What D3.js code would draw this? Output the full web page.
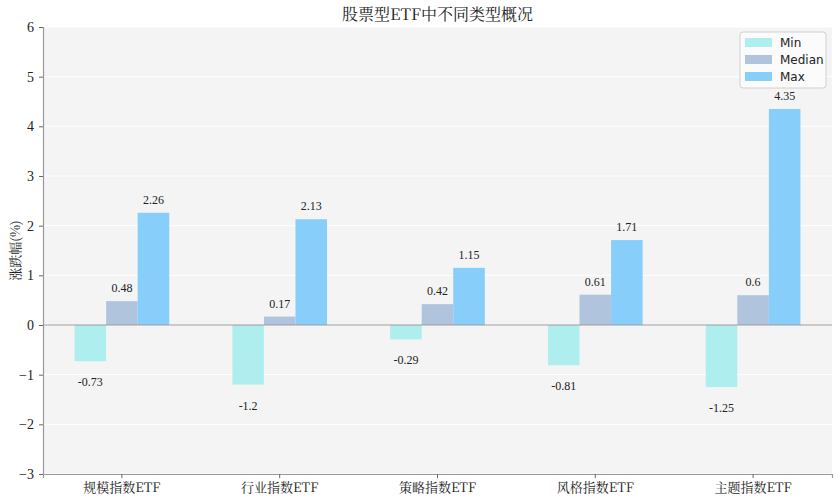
<!DOCTYPE html>
<html><head><meta charset="utf-8">
<script src="https://cdn.jsdelivr.net/npm/d3@7"></script>
<style>body{margin:0;background:#fff}</style>
</head><body>
<svg id="c" width="840" height="500"></svg>
<script>
const categories = ["规模指数ETF","行业指数ETF","策略指数ETF","风格指数ETF","主题指数ETF"];
const seriesNames = ["Min","Median","Max"];
const minVals = [-0.73,-1.2,-0.29,-0.81,-1.25];
const medianVals = [0.48,0.17,0.42,0.61,0.6];
const maxVals = [2.26,2.13,1.15,1.71,4.35];
const yTicks = [-3,-2,-1,0,1,2,3,4,5,6];
const colors = ["#AFEEEE","#B0C4DE","#87CEFA"];
const series = [minVals, medianVals, maxVals];

const svg = d3.select("#c");
const m = {l:43, r:832, t:27, b:474};
const serif = "'Liberation Serif','Noto Sans CJK SC',serif";
const cjk = "'Noto Serif CJK SC','Noto Sans CJK SC','Liberation Serif',serif";

const x = d3.scaleBand().domain(categories).range([m.l, m.r]).padding(0);
const y = d3.scaleLinear().domain([-3,6]).range([m.b, m.t]);
const bw = x.bandwidth()*0.2;

svg.append("rect").attr("x",m.l).attr("y",m.t).attr("width",m.r-m.l).attr("height",m.b-m.t).attr("fill","#f4f4f4");

// grid
svg.append("g").selectAll("line").data(yTicks).join("line")
  .attr("x1",m.l).attr("x2",m.r).attr("y1",d=>y(d)).attr("y2",d=>y(d))
  .attr("stroke","#ffffff").attr("stroke-width",1);

// bars
series.forEach((vals,si)=>{
  const g = svg.append("g");
  g.selectAll("rect").data(vals).join("rect")
    .attr("x",(d,i)=>x(categories[i])+x.bandwidth()/2+(si-1)*bw-bw/2)
    .attr("width",bw)
    .attr("y",d=>y(Math.max(0,d)))
    .attr("height",d=>Math.abs(y(d)-y(0)))
    .attr("fill",colors[si]);
  g.selectAll("text").data(vals).join("text")
    .attr("x",(d,i)=>x(categories[i])+x.bandwidth()/2+(si-1)*bw)
    .attr("y",d=> d>=0 ? y(d)-9 : y(d)+25)
    .attr("text-anchor","middle")
    .attr("font-family",serif).attr("font-size",12).attr("fill","#222")
    .text(d=>d);
});

// zero line
svg.append("line").attr("x1",m.l).attr("x2",m.r).attr("y1",y(0)).attr("y2",y(0))
  .attr("stroke","#999").attr("stroke-width",1.2);

// axes
const ya = svg.append("g").attr("transform",`translate(${m.l},0)`)
  .call(d3.axisLeft(y).tickValues(yTicks).tickSize(4).tickPadding(5).tickFormat(d3.format("d")));
ya.select(".domain").attr("stroke","#999").attr("stroke-width",1.2);
ya.selectAll(".tick line").attr("stroke","#666");
ya.selectAll("text").attr("font-family",serif).attr("font-size",14).attr("fill","#222");

const xa = svg.append("g").attr("transform",`translate(0,${m.b})`)
  .call(d3.axisBottom(x).tickSize(4).tickPadding(5));
xa.select(".domain").attr("stroke","#999").attr("stroke-width",1.2);
xa.selectAll(".tick line").attr("stroke","#666");
xa.selectAll("text").attr("font-family",cjk).attr("font-size",13).attr("fill","#222");

// title
svg.append("text").attr("x",(m.l+m.r)/2).attr("y",20).attr("text-anchor","middle")
  .attr("font-family",cjk).attr("font-size",16).attr("fill","#222").text("股票型ETF中不同类型概况");

// y label
svg.append("text").attr("transform",`translate(20,${(m.t+m.b)/2}) rotate(-90)`)
  .attr("text-anchor","middle").attr("font-family",cjk).attr("font-size",13).attr("fill","#222")
  .text("涨跌幅(%)");

// legend
const lg = svg.append("g").attr("transform","translate(740,32)");
lg.append("rect").attr("width",86).attr("height",56).attr("rx",3)
  .attr("fill","#fbfbfb").attr("stroke","#d0d0d0");
seriesNames.forEach((n,i)=>{
  lg.append("rect").attr("x",5).attr("y",6+i*17).attr("width",27).attr("height",9).attr("fill",colors[i]);
  lg.append("text").attr("x",40).attr("y",15+i*17).attr("font-family","'DejaVu Sans',sans-serif")
    .attr("font-size",12).attr("fill","#222").text(n);
});
</script>
</body></html>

===

- **Task to carry out**
Repeat the material above verbatim. Leave the pictures behind.

- **Correct result**
What D3.js code would draw this? Output the full web page.
<!DOCTYPE html>
<html><head><meta charset="utf-8">
<script src="https://cdn.jsdelivr.net/npm/d3@7"></script>
<style>body{margin:0;background:#fff}</style>
</head><body>
<svg id="c" width="840" height="500"></svg>
<script>
const categories = ["规模指数ETF","行业指数ETF","策略指数ETF","风格指数ETF","主题指数ETF"];
const seriesNames = ["Min","Median","Max"];
const minVals = [-0.73,-1.2,-0.29,-0.81,-1.25];
const medianVals = [0.48,0.17,0.42,0.61,0.6];
const maxVals = [2.26,2.13,1.15,1.71,4.35];
const yTicks = [-3,-2,-1,0,1,2,3,4,5,6];
const colors = ["#AFEEEE","#B0C4DE","#87CEFA"];
const series = [minVals, medianVals, maxVals];

const svg = d3.select("#c");
const m = {l:43, r:832, t:27, b:474};
const serif = "'Liberation Serif','Noto Sans CJK SC',serif";
const cjk = "'Noto Serif CJK SC','Noto Sans CJK SC','Liberation Serif',serif";

const x = d3.scaleBand().domain(categories).range([m.l, m.r]).padding(0);
const y = d3.scaleLinear().domain([-3,6]).range([m.b, m.t]);
const bw = x.bandwidth()*0.2;

svg.append("rect").attr("x",m.l).attr("y",m.t).attr("width",m.r-m.l).attr("height",m.b-m.t).attr("fill","#f4f4f4");

// grid
svg.append("g").selectAll("line").data(yTicks).join("line")
  .attr("x1",m.l).attr("x2",m.r).attr("y1",d=>y(d)).attr("y2",d=>y(d))
  .attr("stroke","#ffffff").attr("stroke-width",1);

// bars
series.forEach((vals,si)=>{
  const g = svg.append("g");
  g.selectAll("rect").data(vals).join("rect")
    .attr("x",(d,i)=>x(categories[i])+x.bandwidth()/2+(si-1)*bw-bw/2)
    .attr("width",bw)
    .attr("y",d=>y(Math.max(0,d)))
    .attr("height",d=>Math.abs(y(d)-y(0)))
    .attr("fill",colors[si]);
  g.selectAll("text").data(vals).join("text")
    .attr("x",(d,i)=>x(categories[i])+x.bandwidth()/2+(si-1)*bw)
    .attr("y",d=> d>=0 ? y(d)-9 : y(d)+25)
    .attr("text-anchor","middle")
    .attr("font-family",serif).attr("font-size",12).attr("fill","#222")
    .text(d=>d);
});

// zero line
svg.append("line").attr("x1",m.l).attr("x2",m.r).attr("y1",y(0)).attr("y2",y(0))
  .attr("stroke","#999").attr("stroke-width",1.2);

// axes
const ya = svg.append("g").attr("transform",`translate(${m.l},0)`)
  .call(d3.axisLeft(y).tickValues(yTicks).tickSize(4).tickPadding(5).tickFormat(d3.format("d")));
ya.select(".domain").attr("stroke","#999").attr("stroke-width",1.2);
ya.selectAll(".tick line").attr("stroke","#666");
ya.selectAll("text").attr("font-family",serif).attr("font-size",14).attr("fill","#222");

const xa = svg.append("g").attr("transform",`translate(0,${m.b})`)
  .call(d3.axisBottom(x).tickSize(4).tickPadding(5));
xa.select(".domain").attr("stroke","#999").attr("stroke-width",1.2);
xa.selectAll(".tick line").attr("stroke","#666");
xa.selectAll("text").attr("font-family",cjk).attr("font-size",13).attr("fill","#222");

// title
svg.append("text").attr("x",(m.l+m.r)/2).attr("y",20).attr("text-anchor","middle")
  .attr("font-family",cjk).attr("font-size",16).attr("fill","#222").text("股票型ETF中不同类型概况");

// y label
svg.append("text").attr("transform",`translate(20,${(m.t+m.b)/2}) rotate(-90)`)
  .attr("text-anchor","middle").attr("font-family",cjk).attr("font-size",13).attr("fill","#222")
  .text("涨跌幅(%)");

// legend
const lg = svg.append("g").attr("transform","translate(740,32)");
lg.append("rect").attr("width",86).attr("height",56).attr("rx",3)
  .attr("fill","#fbfbfb").attr("stroke","#d0d0d0");
seriesNames.forEach((n,i)=>{
  lg.append("rect").attr("x",5).attr("y",6+i*17).attr("width",27).attr("height",9).attr("fill",colors[i]);
  lg.append("text").attr("x",40).attr("y",15+i*17).attr("font-family","'DejaVu Sans',sans-serif")
    .attr("font-size",12).attr("fill","#222").text(n);
});
</script>
</body></html>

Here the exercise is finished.